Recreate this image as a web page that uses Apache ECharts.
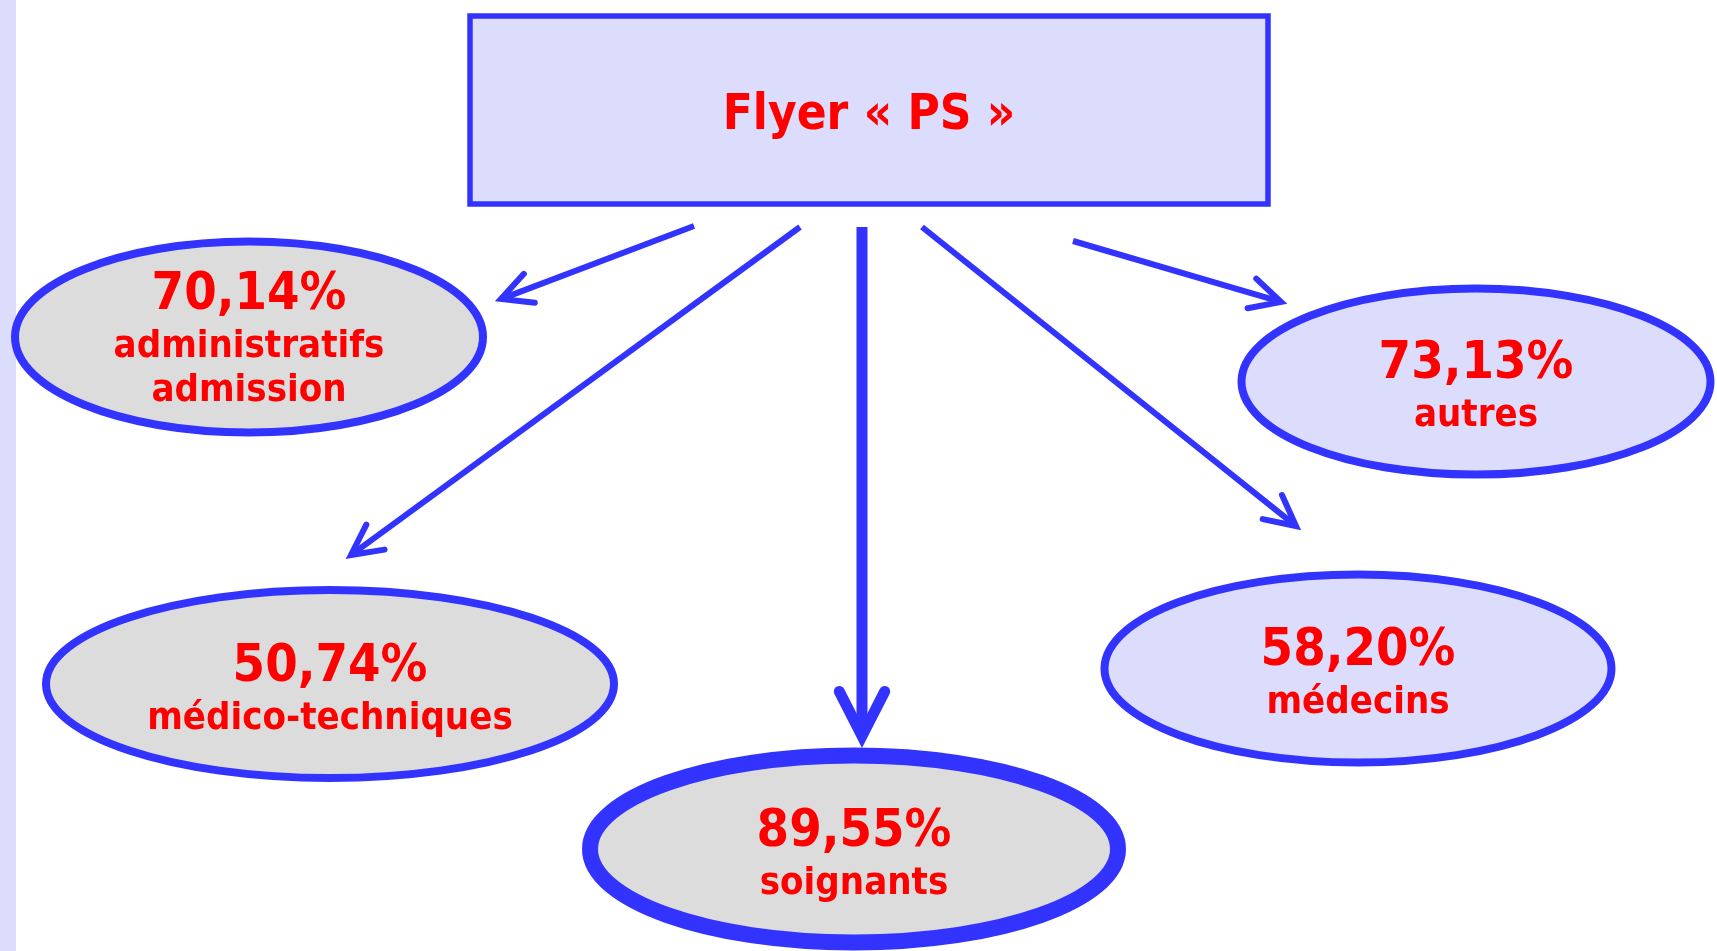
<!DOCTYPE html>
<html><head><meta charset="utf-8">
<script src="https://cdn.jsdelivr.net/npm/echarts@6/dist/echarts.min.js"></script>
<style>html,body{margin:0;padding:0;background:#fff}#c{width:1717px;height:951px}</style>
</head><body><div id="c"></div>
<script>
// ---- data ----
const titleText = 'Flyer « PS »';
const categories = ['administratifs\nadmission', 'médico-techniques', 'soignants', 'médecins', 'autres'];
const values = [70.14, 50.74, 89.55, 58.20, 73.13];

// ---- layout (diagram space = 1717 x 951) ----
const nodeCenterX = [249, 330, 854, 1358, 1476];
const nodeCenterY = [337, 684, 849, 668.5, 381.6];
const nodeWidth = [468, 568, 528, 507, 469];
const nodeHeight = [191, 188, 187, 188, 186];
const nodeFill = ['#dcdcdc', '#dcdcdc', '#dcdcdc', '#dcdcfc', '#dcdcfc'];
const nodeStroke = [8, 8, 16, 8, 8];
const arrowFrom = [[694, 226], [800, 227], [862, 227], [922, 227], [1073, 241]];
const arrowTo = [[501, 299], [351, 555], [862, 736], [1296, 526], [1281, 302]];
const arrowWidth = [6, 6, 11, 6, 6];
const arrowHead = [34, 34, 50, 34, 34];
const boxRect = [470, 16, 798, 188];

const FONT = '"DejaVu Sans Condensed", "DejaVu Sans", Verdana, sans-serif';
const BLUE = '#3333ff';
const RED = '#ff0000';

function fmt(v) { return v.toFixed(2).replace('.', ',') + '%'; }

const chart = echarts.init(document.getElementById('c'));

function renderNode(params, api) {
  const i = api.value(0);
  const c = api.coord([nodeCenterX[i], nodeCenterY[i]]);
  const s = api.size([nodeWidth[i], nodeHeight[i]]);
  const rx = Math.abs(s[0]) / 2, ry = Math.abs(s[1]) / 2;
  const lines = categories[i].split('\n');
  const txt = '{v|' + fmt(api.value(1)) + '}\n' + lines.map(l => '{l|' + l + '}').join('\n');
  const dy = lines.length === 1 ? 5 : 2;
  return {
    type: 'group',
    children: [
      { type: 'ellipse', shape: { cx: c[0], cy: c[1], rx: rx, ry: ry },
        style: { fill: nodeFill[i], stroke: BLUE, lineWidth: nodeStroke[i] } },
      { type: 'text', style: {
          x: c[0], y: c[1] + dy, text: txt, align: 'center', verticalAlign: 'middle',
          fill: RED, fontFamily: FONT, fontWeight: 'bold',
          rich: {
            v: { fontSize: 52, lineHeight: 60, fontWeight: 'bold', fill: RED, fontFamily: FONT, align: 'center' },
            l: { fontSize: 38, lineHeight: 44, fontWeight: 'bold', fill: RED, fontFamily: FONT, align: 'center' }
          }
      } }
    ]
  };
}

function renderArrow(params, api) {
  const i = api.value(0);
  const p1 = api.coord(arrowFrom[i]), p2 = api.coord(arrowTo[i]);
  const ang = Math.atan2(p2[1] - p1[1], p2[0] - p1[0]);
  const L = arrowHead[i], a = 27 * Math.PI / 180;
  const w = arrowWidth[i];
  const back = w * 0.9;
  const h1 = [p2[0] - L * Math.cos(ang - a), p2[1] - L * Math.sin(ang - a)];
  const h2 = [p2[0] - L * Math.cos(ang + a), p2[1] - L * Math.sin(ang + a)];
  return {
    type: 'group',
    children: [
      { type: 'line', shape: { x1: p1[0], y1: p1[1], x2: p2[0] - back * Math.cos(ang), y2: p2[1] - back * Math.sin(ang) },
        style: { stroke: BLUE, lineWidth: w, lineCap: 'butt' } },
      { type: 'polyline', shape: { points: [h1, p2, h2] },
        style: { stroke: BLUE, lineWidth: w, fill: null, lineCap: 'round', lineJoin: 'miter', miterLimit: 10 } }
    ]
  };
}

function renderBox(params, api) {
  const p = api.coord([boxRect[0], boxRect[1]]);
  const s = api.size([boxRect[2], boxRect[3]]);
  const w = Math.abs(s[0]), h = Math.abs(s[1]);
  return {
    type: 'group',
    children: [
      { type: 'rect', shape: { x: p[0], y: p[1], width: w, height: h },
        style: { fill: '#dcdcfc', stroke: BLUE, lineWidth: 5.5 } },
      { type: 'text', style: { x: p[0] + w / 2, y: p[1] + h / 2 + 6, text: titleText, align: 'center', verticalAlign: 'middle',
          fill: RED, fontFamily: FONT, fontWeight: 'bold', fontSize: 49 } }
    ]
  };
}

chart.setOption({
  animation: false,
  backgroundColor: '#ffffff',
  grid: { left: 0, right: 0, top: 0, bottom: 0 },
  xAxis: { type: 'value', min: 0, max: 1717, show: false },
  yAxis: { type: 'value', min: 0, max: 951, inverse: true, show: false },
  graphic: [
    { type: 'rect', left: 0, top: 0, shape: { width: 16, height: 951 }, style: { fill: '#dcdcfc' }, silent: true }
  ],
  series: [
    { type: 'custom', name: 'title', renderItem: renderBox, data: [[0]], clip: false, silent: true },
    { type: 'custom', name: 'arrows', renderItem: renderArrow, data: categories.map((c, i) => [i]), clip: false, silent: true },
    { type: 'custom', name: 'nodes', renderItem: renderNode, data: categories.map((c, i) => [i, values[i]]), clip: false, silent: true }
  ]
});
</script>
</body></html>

▸ **Exercise**
Without the pictures, repeat the listing above exactly.

▸ **Finished task**
Recreate this image as a web page that uses Apache ECharts.
<!DOCTYPE html>
<html><head><meta charset="utf-8">
<script src="https://cdn.jsdelivr.net/npm/echarts@6/dist/echarts.min.js"></script>
<style>html,body{margin:0;padding:0;background:#fff}#c{width:1717px;height:951px}</style>
</head><body><div id="c"></div>
<script>
// ---- data ----
const titleText = 'Flyer « PS »';
const categories = ['administratifs\nadmission', 'médico-techniques', 'soignants', 'médecins', 'autres'];
const values = [70.14, 50.74, 89.55, 58.20, 73.13];

// ---- layout (diagram space = 1717 x 951) ----
const nodeCenterX = [249, 330, 854, 1358, 1476];
const nodeCenterY = [337, 684, 849, 668.5, 381.6];
const nodeWidth = [468, 568, 528, 507, 469];
const nodeHeight = [191, 188, 187, 188, 186];
const nodeFill = ['#dcdcdc', '#dcdcdc', '#dcdcdc', '#dcdcfc', '#dcdcfc'];
const nodeStroke = [8, 8, 16, 8, 8];
const arrowFrom = [[694, 226], [800, 227], [862, 227], [922, 227], [1073, 241]];
const arrowTo = [[501, 299], [351, 555], [862, 736], [1296, 526], [1281, 302]];
const arrowWidth = [6, 6, 11, 6, 6];
const arrowHead = [34, 34, 50, 34, 34];
const boxRect = [470, 16, 798, 188];

const FONT = '"DejaVu Sans Condensed", "DejaVu Sans", Verdana, sans-serif';
const BLUE = '#3333ff';
const RED = '#ff0000';

function fmt(v) { return v.toFixed(2).replace('.', ',') + '%'; }

const chart = echarts.init(document.getElementById('c'));

function renderNode(params, api) {
  const i = api.value(0);
  const c = api.coord([nodeCenterX[i], nodeCenterY[i]]);
  const s = api.size([nodeWidth[i], nodeHeight[i]]);
  const rx = Math.abs(s[0]) / 2, ry = Math.abs(s[1]) / 2;
  const lines = categories[i].split('\n');
  const txt = '{v|' + fmt(api.value(1)) + '}\n' + lines.map(l => '{l|' + l + '}').join('\n');
  const dy = lines.length === 1 ? 5 : 2;
  return {
    type: 'group',
    children: [
      { type: 'ellipse', shape: { cx: c[0], cy: c[1], rx: rx, ry: ry },
        style: { fill: nodeFill[i], stroke: BLUE, lineWidth: nodeStroke[i] } },
      { type: 'text', style: {
          x: c[0], y: c[1] + dy, text: txt, align: 'center', verticalAlign: 'middle',
          fill: RED, fontFamily: FONT, fontWeight: 'bold',
          rich: {
            v: { fontSize: 52, lineHeight: 60, fontWeight: 'bold', fill: RED, fontFamily: FONT, align: 'center' },
            l: { fontSize: 38, lineHeight: 44, fontWeight: 'bold', fill: RED, fontFamily: FONT, align: 'center' }
          }
      } }
    ]
  };
}

function renderArrow(params, api) {
  const i = api.value(0);
  const p1 = api.coord(arrowFrom[i]), p2 = api.coord(arrowTo[i]);
  const ang = Math.atan2(p2[1] - p1[1], p2[0] - p1[0]);
  const L = arrowHead[i], a = 27 * Math.PI / 180;
  const w = arrowWidth[i];
  const back = w * 0.9;
  const h1 = [p2[0] - L * Math.cos(ang - a), p2[1] - L * Math.sin(ang - a)];
  const h2 = [p2[0] - L * Math.cos(ang + a), p2[1] - L * Math.sin(ang + a)];
  return {
    type: 'group',
    children: [
      { type: 'line', shape: { x1: p1[0], y1: p1[1], x2: p2[0] - back * Math.cos(ang), y2: p2[1] - back * Math.sin(ang) },
        style: { stroke: BLUE, lineWidth: w, lineCap: 'butt' } },
      { type: 'polyline', shape: { points: [h1, p2, h2] },
        style: { stroke: BLUE, lineWidth: w, fill: null, lineCap: 'round', lineJoin: 'miter', miterLimit: 10 } }
    ]
  };
}

function renderBox(params, api) {
  const p = api.coord([boxRect[0], boxRect[1]]);
  const s = api.size([boxRect[2], boxRect[3]]);
  const w = Math.abs(s[0]), h = Math.abs(s[1]);
  return {
    type: 'group',
    children: [
      { type: 'rect', shape: { x: p[0], y: p[1], width: w, height: h },
        style: { fill: '#dcdcfc', stroke: BLUE, lineWidth: 5.5 } },
      { type: 'text', style: { x: p[0] + w / 2, y: p[1] + h / 2 + 6, text: titleText, align: 'center', verticalAlign: 'middle',
          fill: RED, fontFamily: FONT, fontWeight: 'bold', fontSize: 49 } }
    ]
  };
}

chart.setOption({
  animation: false,
  backgroundColor: '#ffffff',
  grid: { left: 0, right: 0, top: 0, bottom: 0 },
  xAxis: { type: 'value', min: 0, max: 1717, show: false },
  yAxis: { type: 'value', min: 0, max: 951, inverse: true, show: false },
  graphic: [
    { type: 'rect', left: 0, top: 0, shape: { width: 16, height: 951 }, style: { fill: '#dcdcfc' }, silent: true }
  ],
  series: [
    { type: 'custom', name: 'title', renderItem: renderBox, data: [[0]], clip: false, silent: true },
    { type: 'custom', name: 'arrows', renderItem: renderArrow, data: categories.map((c, i) => [i]), clip: false, silent: true },
    { type: 'custom', name: 'nodes', renderItem: renderNode, data: categories.map((c, i) => [i, values[i]]), clip: false, silent: true }
  ]
});
</script>
</body></html>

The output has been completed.